The California State Teachers’ Retirement System, or CalSTRS, the second largest public pension fund in the U.S., announced it plans to get rid of the stock it owns in companies that make firearms.
“After deep analysis, great study, we believe the right approach was to begin to unwind these positions immediately,” says Harry Keiley, a teacher who heads the fund’s investment committee.
The CalSTRS portfolio is worth more than $150 billion, and Keiley estimates stock in firearms manufacturers amounts to $11 or $12 million.
CalSTRS moved quickly. It hasn’t been a month since the shooting at Sandy Hook Elementary School. But David Webber, who teaches at Boston University Law School, says divestment can take a long time.
“Certain funds I know that divested from tobacco, it took them years.”
Fund managers have a duty to protect their members’ investments. They have to keep that in mind whenever they buy – and sell. But they’re often asked to consider something else: the social good.

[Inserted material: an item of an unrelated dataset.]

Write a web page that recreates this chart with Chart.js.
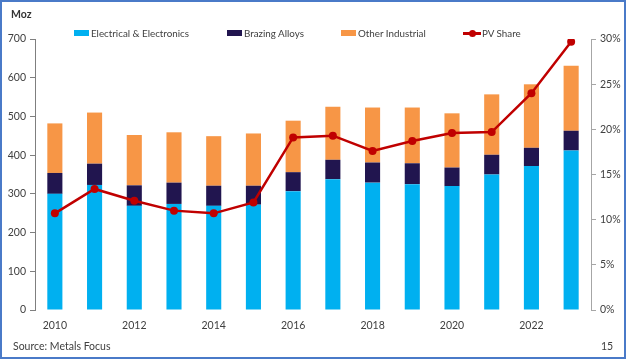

There have been campaigns to divest from fossil fuels, from Israel, from companies that made nuclear weapons, and according to David Meyer, a political science professor at the University of California, Irvine, the results have been mixed.
“So-called social investing started almost 100 years ago,” he says. Some investors thought it was immoral to profit from companies that made alcohol. But it’s still on the shelves.
In the 1980s, the focus was on South Africa.
“The people who are running South Africa now, the elected government, give a lot of credit to the international divestment movement,” says Teresa Ghilarducci, the Bernard L. and Irene Schwartz Chair in Economic Policy Analysis at The New School for Social Research.
She says that movement gave black South Africans a big boost when they really needed it. Advocates of more gun control hope that what CalSTRS has done will catch on, and this divestment campaign will do the same.